Zero-downtime deploys on ECS with CodeDeploy, The Cloud Ledger

For a long time our "deploy" was a rolling ECS update that occasionally served 502s for thirty seconds while old and new tasks fought over connections. It worked until a bad release shipped a config bug and we had no fast way back, the old task definition was already gone. Moving to blue/green deployments with CodeDeploy fixed both: no error blip during the cutover, and an instant rollback that just flips traffic back.

Here's how the pieces fit and the gotchas that cost me a few late nights.
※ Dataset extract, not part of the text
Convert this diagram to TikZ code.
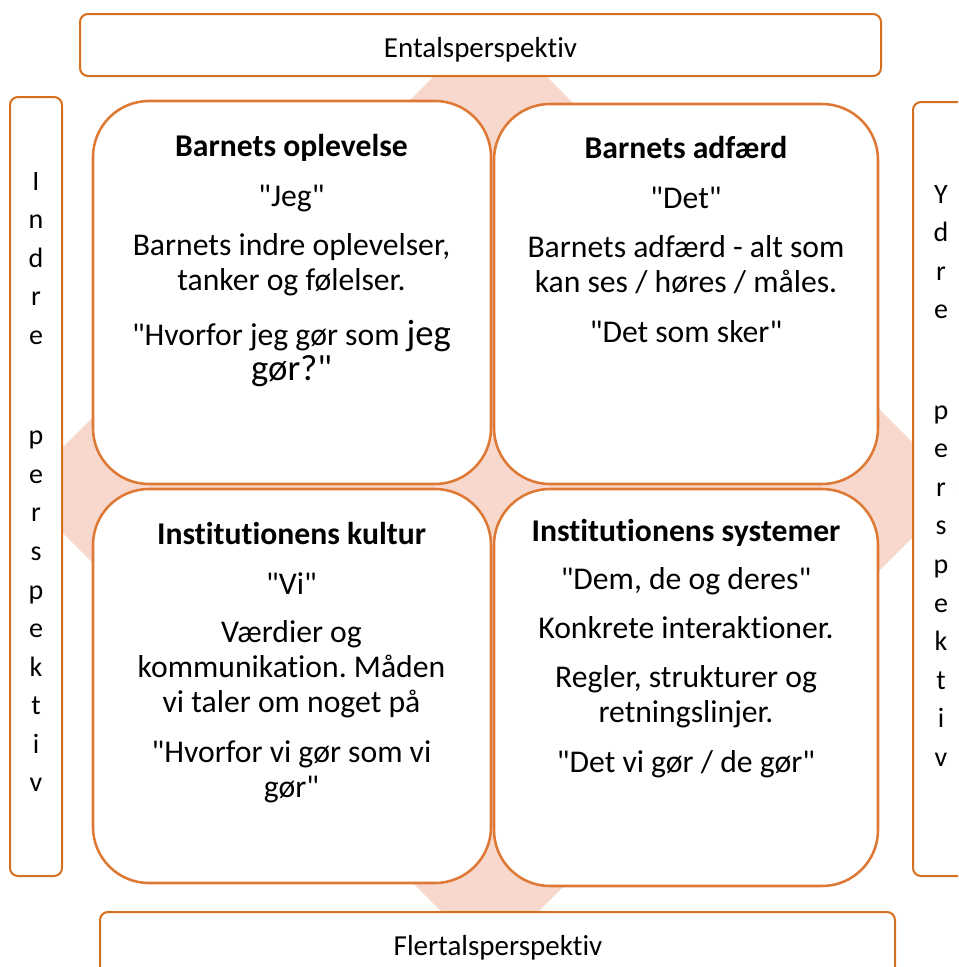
\documentclass[tikz,border=0pt]{standalone}
\usepackage{fontspec}
\setmainfont{Carlito}[Ligatures={TeXOff,CommonOff}]
\frenchspacing
\usetikzlibrary{positioning}
\definecolor{frameorange}{RGB}{214,112,30}
\definecolor{quadorange}{RGB}{221,121,52}
\definecolor{diamondpink}{RGB}{248,215,204}
\tikzset{
  persbox/.style={draw=frameorange, line width=1.5pt, fill=white, rounded corners=6pt},
  quadbox/.style={draw=quadorange, line width=1.9pt, fill=white, rounded corners=42pt},
  quadtext/.style={anchor=north, inner sep=0pt, align=center, font=\fontsize{23.75}{26.25}\selectfont},
  perstext/.style={anchor=base, inner sep=0pt, font=\fontsize{21.75}{25}\selectfont},
  sidetext/.style={anchor=north, inner sep=0pt, align=center, font=\fontsize{21}{28.9}\selectfont},
}
\newcommand{\bigword}[1]{{\fontsize{27.5}{26.25}\selectfont #1}}

\begin{document}
\begin{tikzpicture}[x=0.75pt,y=0.75pt,yscale=-1,xscale=1]
        \useasboundingbox (0,0) rectangle (958,967);
        \clip (0,0) rectangle (958,967);
        %Shape: Diamond
        \fill[diamondpink] (490,20) -- (960,490) -- (490,960) -- (20,490) -- cycle;
        %Shape: Rounded Rectangle [top]
        \draw[persbox] (80,14) rectangle (881,76);
        %Shape: Rounded Rectangle [bottom]
        \draw[persbox] (100,912) rectangle (895,1000);
        %Shape: Rounded Rectangle [left]
        \draw[persbox] (10,97) rectangle (62,876);
        %Shape: Rounded Rectangle [right]
        \draw[persbox] (913,102) rectangle (990,876);
        %Shape: Rounded Rectangle [quadrants]
        \draw[quadbox] (93,101) rectangle (491,484);
        \draw[quadbox] (494,104) rectangle (878,484);
        \draw[quadbox] (93,489) rectangle (491,883);
        \draw[quadbox] (494,489) rectangle (878,886);
        % Text Node
        \node[perstext] (ental) at (480.5,57) {Entalsperspektiv};
        % Text Node
        \node[perstext] (flertal) at (498,955) {Flertalsperspektiv};
        % Text Node
        \node[sidetext] (indre) at (36,172)
            {I\\n\\d\\r\\e\\[46.5pt]p\\e\\r\\s\\p\\e\\k\\t\\i\\v};
        % Text Node
        \node[sidetext] (ydre) at (941,185)
            {Y\\d\\r\\e\\[46.5pt]p\\e\\r\\s\\p\\e\\k\\t\\i\\v};
        % Text Node
        \node[quadtext] (oplevelse) at (291.5,134)
            {\textbf{Barnets oplevelse}\\[11pt]
             "Jeg"\\[11pt]
             Barnets indre oplevelser,\\ tanker og følelser.\\[15pt]
             "Hvorfor jeg gør som \bigword{jeg}\\ \bigword{gør?"}};
        % Text Node
        \node[quadtext] (adfaerd) at (686,136)
            {\textbf{Barnets adfærd}\\[11pt]
             "Det"\\[11pt]
             Barnets adfærd - alt som\\ kan ses / høres / måles.\\[11pt]
             "Det som sker"};
        % Text Node
        \node[quadtext] (kultur) at (291.5,522)
            {\textbf{Institutionens kultur}\\[11pt]
             "Vi"\\[10pt]
             Værdier og\\ kommunikation. Måden\\ vi taler om noget på\\[11pt]
             "Hvorfor vi gør som vi\\ gør"};
        % Text Node
        \node[quadtext] (systemer) at (686,519)
            {\textbf{Institutionens systemer}\\[10pt]
             "Dem, de og deres"\\[10pt]
             Konkrete interaktioner.\\[11pt]
             Regler, strukturer og\\ retningslinjer.\\[11pt]
             "Det vi gør / de gør"};
\end{tikzpicture}
\end{document}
Rolling vs blue/green on ECS

ECS's native rolling update replaces tasks in place, it drains some old tasks, starts new ones, and repeats. It's simple and free, but during the overlap you're serving two versions, and rollback means redeploying the previous image (slow). CodeDeploy's blue/green stands up a completely separate "green" task set behind a second target group, validates it, then shifts the load balancer's traffic from blue to green. Old tasks stick around for a configurable bake window so rollback is just a traffic flip.

What you need wired up

An ECS service configured with deployment controller type CODE_DEPLOY.
An Application Load Balancer with two target groups (blue and green).
A production listener, and optionally a test listener for pre-cutover validation.
A CodeDeploy application and deployment group referencing all of the above.

{
  "version": 1,
  "Resources": [{
    "TargetService": {
      "Type": "AWS::ECS::Service",
      "Properties": {
        "TaskDefinition": "<TASK_DEFINITION>",
        "LoadBalancerInfo": {
          "ContainerName": "web",
          "ContainerPort": 8080
        }
      }
    }
  }]
}

That appspec.yaml/JSON tells CodeDeploy which task definition and container/port to register with the green target group. The <TASK_DEFINITION> placeholder gets substituted at deploy time.

Choose a traffic-shifting strategy

CodeDeploy gives you three shift styles, and the choice is a real trade between speed and safety.

Strategy	Behavior	When I use it
All-at-once	100% flips instantly	Internal tools, low risk
Canary	X% now, rest after N minutes	Default for prod services
Linear	+X% every N minutes	High-traffic, want gradual exposure

I default to CodeDeployDefault.ECSCanary10Percent5Minutes, 10% of traffic to green for 5 minutes, then the rest. That window is enough for alarms and lifecycle hooks to catch a bad release before it sees full load.

Validate before you fully cut over

The bake window is only useful if something is watching. Two mechanisms do that. Lifecycle hooks let you run a Lambda at AfterAllowTestTraffic to hit the green task set through the test listener and fail the deploy if smoke tests don't pass. And CloudWatch alarms on the deployment group auto-rollback if 5xx rate or latency crosses a threshold during the shift.

resource "aws_codedeploy_deployment_group" "web" {
  app_name               = aws_codedeploy_app.web.name
  deployment_group_name  = "web-bluegreen"
  service_role_arn       = aws_iam_role.codedeploy.arn
  deployment_config_name = "CodeDeployDefault.ECSCanary10Percent5Minutes"

  auto_rollback_configuration {
    enabled = true
    events  = ["DEPLOYMENT_FAILURE", "DEPLOYMENT_STOP_ON_ALARM"]
  }

  alarm_configuration {
    enabled = true
    alarms  = [aws_cloudwatch_metric_alarm.web_5xx.alarm_name]
  }

  blue_green_deployment_config {
    terminate_blue_instances_on_deployment_success {
      action                           = "TERMINATE"
      termination_wait_time_in_minutes = 15
    }
  }
}

The 15-minute termination wait is your free insurance. Blue tasks stay alive after cutover, so if a problem only surfaces under full load, rollback is a traffic flip back to blue, seconds, not a redeploy.

Don't forget connection draining

Zero-downtime also depends on graceful shutdown. Set the target group's deregistration delay long enough to drain in-flight requests, and make sure your container handles SIGTERM by finishing current work before exiting. I learned this when blue/green cutovers were clean but the eventual blue-task termination still cut a handful of long-running requests, the deregistration delay was too short.

Takeaways

Blue/green with CodeDeploy eliminates the version-overlap error blip and makes rollback a fast traffic flip.
You need two target groups and an ECS service set to the CODE_DEPLOY controller.
Default to a canary shift with CloudWatch alarms and lifecycle-hook smoke tests for auto-rollback.
Keep blue tasks alive with a termination wait, and tune deregistration delay plus SIGTERM handling so in-flight requests drain.